### What is asked
From the listing below, copy word for word every line starting at the one that includes "What Plotly code" and ending at the one that includes "return (H - B - py) / PH"; the pictures are omitted.

+---+

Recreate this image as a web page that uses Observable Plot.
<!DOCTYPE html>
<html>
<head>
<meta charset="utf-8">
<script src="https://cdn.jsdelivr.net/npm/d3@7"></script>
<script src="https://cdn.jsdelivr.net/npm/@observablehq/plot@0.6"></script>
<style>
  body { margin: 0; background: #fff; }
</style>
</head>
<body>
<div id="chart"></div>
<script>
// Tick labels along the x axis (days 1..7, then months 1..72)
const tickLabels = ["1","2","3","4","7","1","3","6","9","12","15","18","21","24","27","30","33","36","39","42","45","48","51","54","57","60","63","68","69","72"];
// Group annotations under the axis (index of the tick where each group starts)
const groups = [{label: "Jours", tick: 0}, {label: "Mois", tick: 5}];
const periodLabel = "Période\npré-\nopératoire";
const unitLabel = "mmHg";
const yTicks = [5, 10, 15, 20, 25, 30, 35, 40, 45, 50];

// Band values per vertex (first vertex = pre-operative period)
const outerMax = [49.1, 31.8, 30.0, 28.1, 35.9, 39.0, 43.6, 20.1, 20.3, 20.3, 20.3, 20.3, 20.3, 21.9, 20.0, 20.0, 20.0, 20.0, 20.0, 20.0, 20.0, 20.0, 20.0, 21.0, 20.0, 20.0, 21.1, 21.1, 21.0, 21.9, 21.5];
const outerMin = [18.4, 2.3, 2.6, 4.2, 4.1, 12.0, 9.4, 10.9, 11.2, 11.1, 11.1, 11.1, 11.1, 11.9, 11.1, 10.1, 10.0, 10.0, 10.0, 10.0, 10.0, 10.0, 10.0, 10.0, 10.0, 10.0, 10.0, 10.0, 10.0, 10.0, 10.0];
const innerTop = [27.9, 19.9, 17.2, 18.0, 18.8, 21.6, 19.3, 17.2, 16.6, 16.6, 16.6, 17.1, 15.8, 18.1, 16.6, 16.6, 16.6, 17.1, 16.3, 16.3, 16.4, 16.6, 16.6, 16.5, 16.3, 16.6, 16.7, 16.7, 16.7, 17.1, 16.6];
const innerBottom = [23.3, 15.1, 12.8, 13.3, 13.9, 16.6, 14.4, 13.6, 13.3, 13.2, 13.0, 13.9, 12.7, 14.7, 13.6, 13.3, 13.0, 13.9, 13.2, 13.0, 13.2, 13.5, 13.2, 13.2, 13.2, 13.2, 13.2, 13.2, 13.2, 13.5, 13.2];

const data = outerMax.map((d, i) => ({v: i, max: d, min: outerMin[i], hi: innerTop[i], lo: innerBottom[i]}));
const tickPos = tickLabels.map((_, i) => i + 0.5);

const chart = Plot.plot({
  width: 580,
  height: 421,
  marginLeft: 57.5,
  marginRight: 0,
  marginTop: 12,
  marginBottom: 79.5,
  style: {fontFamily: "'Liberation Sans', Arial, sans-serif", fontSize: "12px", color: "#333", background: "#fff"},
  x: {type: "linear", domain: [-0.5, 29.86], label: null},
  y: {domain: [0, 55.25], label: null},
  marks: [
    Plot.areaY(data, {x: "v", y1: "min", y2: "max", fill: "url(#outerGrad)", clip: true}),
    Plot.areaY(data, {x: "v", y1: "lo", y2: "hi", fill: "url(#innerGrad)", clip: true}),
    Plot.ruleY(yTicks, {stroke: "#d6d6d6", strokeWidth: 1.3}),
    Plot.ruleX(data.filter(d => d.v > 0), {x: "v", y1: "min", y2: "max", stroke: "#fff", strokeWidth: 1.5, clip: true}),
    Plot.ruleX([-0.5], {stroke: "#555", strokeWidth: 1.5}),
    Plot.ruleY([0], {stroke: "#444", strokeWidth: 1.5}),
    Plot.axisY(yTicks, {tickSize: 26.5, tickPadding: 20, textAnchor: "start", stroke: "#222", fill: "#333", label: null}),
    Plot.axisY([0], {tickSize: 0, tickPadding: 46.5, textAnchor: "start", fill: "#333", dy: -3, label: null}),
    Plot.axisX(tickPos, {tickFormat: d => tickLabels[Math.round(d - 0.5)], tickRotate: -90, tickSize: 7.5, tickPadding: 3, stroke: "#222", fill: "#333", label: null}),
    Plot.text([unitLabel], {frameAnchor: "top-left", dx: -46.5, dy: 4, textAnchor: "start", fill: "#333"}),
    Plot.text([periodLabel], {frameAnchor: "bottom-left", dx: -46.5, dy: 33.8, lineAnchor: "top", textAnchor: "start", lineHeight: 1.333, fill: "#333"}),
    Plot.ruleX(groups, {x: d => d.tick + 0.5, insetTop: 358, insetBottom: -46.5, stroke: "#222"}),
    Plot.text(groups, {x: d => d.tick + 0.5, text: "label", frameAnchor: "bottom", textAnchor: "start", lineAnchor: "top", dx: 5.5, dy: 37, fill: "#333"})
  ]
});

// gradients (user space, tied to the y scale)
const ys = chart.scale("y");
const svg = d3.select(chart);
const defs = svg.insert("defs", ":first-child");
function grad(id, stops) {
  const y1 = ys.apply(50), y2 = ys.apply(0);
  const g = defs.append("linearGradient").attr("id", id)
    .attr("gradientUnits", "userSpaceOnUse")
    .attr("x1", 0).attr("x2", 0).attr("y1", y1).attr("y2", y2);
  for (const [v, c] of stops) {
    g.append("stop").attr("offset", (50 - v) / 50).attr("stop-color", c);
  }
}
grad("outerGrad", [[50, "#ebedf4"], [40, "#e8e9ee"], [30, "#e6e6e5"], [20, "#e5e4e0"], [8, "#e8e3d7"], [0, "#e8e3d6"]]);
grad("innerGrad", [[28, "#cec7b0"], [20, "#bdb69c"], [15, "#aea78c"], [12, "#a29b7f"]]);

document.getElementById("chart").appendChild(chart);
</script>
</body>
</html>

+---+

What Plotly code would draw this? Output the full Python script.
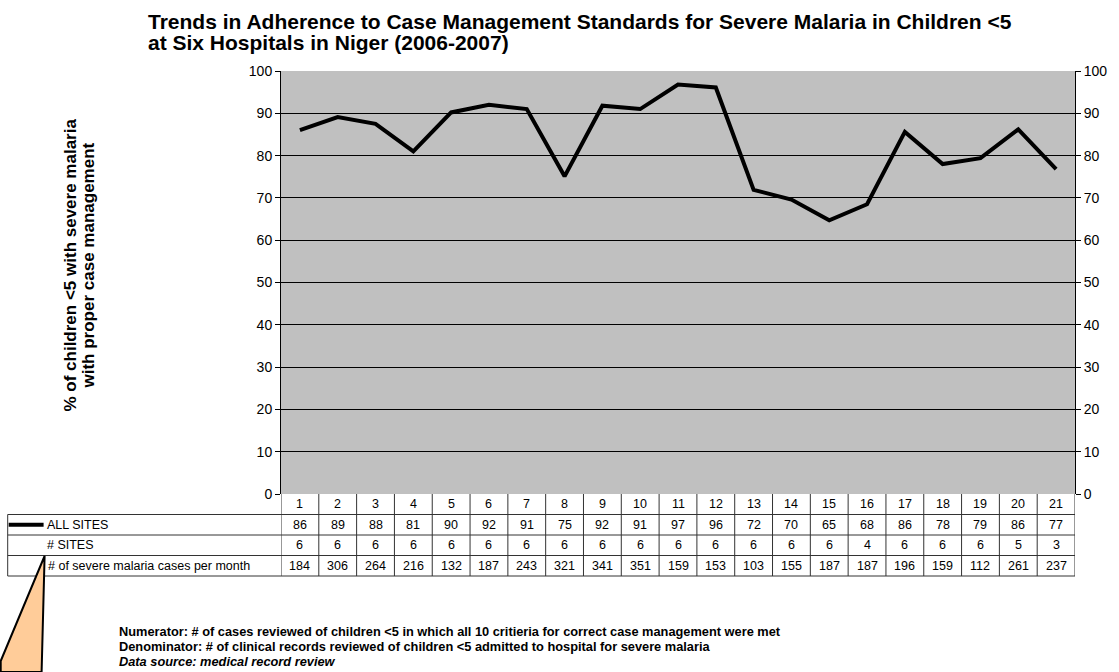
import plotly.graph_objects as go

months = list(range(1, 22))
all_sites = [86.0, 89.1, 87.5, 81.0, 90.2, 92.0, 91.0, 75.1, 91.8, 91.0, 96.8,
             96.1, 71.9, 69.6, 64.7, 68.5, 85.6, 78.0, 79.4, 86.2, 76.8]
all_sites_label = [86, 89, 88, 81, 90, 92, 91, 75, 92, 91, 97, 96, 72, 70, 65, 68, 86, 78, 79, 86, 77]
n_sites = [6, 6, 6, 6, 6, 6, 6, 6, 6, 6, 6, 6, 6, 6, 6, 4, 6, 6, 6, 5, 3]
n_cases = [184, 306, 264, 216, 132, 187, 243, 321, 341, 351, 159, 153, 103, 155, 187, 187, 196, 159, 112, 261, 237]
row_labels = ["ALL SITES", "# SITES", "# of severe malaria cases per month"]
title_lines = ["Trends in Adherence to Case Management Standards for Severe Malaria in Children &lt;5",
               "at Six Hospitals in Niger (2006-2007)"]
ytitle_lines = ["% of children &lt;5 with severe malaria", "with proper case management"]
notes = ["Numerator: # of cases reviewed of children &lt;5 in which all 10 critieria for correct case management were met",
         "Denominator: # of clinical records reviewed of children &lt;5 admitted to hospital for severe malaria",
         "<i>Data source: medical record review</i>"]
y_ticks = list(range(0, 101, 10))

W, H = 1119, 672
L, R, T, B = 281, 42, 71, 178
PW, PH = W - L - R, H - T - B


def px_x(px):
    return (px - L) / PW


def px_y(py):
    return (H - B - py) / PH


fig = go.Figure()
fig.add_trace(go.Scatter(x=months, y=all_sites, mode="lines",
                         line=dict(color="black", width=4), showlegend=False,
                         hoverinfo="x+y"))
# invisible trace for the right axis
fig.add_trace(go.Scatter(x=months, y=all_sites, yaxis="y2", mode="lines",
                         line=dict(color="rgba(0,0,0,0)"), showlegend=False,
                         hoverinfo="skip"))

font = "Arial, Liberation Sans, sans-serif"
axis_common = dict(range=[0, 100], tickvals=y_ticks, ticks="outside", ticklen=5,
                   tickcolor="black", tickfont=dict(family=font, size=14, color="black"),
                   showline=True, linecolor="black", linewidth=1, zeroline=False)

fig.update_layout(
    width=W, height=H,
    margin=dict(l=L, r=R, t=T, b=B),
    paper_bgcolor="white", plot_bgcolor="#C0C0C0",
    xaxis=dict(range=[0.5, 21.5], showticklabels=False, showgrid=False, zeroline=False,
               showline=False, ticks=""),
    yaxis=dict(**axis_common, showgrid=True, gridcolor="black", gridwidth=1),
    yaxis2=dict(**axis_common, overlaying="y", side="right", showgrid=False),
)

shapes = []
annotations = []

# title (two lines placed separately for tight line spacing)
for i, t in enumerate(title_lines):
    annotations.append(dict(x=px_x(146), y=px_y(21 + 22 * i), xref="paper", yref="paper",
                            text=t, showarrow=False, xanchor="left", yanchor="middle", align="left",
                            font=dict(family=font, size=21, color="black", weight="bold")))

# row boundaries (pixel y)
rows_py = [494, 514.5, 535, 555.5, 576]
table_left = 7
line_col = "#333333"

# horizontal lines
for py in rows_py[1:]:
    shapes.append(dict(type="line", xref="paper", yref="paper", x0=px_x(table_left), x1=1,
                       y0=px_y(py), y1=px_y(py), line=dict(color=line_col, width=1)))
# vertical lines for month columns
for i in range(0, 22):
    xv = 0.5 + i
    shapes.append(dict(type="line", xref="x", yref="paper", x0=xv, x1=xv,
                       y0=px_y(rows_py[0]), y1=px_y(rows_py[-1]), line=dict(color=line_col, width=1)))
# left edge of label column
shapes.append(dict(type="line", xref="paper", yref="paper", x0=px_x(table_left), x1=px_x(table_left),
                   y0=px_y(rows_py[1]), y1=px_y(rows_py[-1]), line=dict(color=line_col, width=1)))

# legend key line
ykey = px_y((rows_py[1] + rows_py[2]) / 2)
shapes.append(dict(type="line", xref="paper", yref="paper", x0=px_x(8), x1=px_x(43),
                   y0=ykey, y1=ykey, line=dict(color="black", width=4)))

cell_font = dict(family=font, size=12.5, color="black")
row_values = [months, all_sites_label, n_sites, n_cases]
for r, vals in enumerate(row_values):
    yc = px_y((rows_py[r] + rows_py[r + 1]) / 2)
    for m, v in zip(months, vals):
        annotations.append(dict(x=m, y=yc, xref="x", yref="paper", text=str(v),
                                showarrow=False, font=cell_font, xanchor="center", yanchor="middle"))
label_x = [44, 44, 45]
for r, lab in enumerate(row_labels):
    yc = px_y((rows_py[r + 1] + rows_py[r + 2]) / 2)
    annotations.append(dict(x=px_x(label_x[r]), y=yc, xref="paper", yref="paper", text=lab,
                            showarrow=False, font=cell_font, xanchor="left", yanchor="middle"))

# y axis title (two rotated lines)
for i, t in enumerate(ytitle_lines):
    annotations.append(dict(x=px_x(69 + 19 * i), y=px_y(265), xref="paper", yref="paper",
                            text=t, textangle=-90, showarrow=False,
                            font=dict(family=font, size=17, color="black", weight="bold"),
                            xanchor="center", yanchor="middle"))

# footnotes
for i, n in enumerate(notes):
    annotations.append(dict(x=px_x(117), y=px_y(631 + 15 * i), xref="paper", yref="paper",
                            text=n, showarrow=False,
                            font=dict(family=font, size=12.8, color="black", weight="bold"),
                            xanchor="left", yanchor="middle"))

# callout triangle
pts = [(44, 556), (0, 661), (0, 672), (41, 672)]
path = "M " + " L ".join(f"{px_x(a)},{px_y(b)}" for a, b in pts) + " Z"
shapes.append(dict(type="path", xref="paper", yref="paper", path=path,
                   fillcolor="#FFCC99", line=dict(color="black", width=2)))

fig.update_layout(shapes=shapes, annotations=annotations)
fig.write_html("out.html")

+---+

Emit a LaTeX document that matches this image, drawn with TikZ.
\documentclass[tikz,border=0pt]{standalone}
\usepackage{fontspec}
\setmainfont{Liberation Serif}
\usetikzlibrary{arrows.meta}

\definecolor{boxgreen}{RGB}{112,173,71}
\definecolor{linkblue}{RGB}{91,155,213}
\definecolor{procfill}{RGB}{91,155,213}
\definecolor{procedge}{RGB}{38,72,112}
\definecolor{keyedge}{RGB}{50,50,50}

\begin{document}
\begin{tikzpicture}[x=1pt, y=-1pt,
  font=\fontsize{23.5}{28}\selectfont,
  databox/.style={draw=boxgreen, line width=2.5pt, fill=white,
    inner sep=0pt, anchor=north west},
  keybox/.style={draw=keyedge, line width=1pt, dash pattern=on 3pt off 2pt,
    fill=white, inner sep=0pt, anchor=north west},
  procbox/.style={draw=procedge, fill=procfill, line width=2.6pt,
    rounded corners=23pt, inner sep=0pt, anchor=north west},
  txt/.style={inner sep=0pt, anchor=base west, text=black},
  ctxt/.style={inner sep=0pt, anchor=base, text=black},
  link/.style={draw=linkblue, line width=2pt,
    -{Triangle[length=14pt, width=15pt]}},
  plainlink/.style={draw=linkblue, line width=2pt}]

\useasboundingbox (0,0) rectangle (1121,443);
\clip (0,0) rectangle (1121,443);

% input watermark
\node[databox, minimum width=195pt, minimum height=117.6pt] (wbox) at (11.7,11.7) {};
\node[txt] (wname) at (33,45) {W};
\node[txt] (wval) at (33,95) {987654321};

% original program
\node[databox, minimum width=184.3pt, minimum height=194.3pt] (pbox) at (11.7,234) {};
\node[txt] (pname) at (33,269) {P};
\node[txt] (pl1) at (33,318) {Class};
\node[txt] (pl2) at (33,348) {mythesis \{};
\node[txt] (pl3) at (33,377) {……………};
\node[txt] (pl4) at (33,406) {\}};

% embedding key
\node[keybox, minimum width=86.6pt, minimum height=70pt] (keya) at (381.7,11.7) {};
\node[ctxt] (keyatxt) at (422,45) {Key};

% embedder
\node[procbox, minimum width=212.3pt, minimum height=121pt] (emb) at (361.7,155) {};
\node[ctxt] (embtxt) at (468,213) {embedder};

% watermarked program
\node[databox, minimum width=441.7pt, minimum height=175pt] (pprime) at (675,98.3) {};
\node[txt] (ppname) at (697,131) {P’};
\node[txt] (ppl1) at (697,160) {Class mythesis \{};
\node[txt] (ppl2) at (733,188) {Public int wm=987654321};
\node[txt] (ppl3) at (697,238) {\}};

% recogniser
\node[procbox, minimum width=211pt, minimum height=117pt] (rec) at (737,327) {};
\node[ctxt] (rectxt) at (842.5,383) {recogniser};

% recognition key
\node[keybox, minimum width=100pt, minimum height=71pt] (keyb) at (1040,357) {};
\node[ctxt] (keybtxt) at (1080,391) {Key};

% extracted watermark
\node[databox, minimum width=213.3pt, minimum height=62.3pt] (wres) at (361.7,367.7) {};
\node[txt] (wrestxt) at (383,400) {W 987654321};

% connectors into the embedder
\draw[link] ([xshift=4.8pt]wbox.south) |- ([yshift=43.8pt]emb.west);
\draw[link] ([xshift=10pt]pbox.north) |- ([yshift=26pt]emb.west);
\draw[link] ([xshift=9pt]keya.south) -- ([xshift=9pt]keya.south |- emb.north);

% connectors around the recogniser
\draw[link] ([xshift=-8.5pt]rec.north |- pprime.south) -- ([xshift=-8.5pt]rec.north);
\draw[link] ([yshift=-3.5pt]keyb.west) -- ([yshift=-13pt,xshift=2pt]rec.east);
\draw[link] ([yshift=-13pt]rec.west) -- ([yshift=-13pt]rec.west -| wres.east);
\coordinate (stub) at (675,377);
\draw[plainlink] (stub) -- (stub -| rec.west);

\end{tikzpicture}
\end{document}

+---+

### Finished answer
What Plotly code would draw this? Output the full Python script.
import plotly.graph_objects as go

months = list(range(1, 22))
all_sites = [86.0, 89.1, 87.5, 81.0, 90.2, 92.0, 91.0, 75.1, 91.8, 91.0, 96.8,
             96.1, 71.9, 69.6, 64.7, 68.5, 85.6, 78.0, 79.4, 86.2, 76.8]
all_sites_label = [86, 89, 88, 81, 90, 92, 91, 75, 92, 91, 97, 96, 72, 70, 65, 68, 86, 78, 79, 86, 77]
n_sites = [6, 6, 6, 6, 6, 6, 6, 6, 6, 6, 6, 6, 6, 6, 6, 4, 6, 6, 6, 5, 3]
n_cases = [184, 306, 264, 216, 132, 187, 243, 321, 341, 351, 159, 153, 103, 155, 187, 187, 196, 159, 112, 261, 237]
row_labels = ["ALL SITES", "# SITES", "# of severe malaria cases per month"]
title_lines = ["Trends in Adherence to Case Management Standards for Severe Malaria in Children &lt;5",
               "at Six Hospitals in Niger (2006-2007)"]
ytitle_lines = ["% of children &lt;5 with severe malaria", "with proper case management"]
notes = ["Numerator: # of cases reviewed of children &lt;5 in which all 10 critieria for correct case management were met",
         "Denominator: # of clinical records reviewed of children &lt;5 admitted to hospital for severe malaria",
         "<i>Data source: medical record review</i>"]
y_ticks = list(range(0, 101, 10))

W, H = 1119, 672
L, R, T, B = 281, 42, 71, 178
PW, PH = W - L - R, H - T - B


def px_x(px):
    return (px - L) / PW


def px_y(py):
    return (H - B - py) / PH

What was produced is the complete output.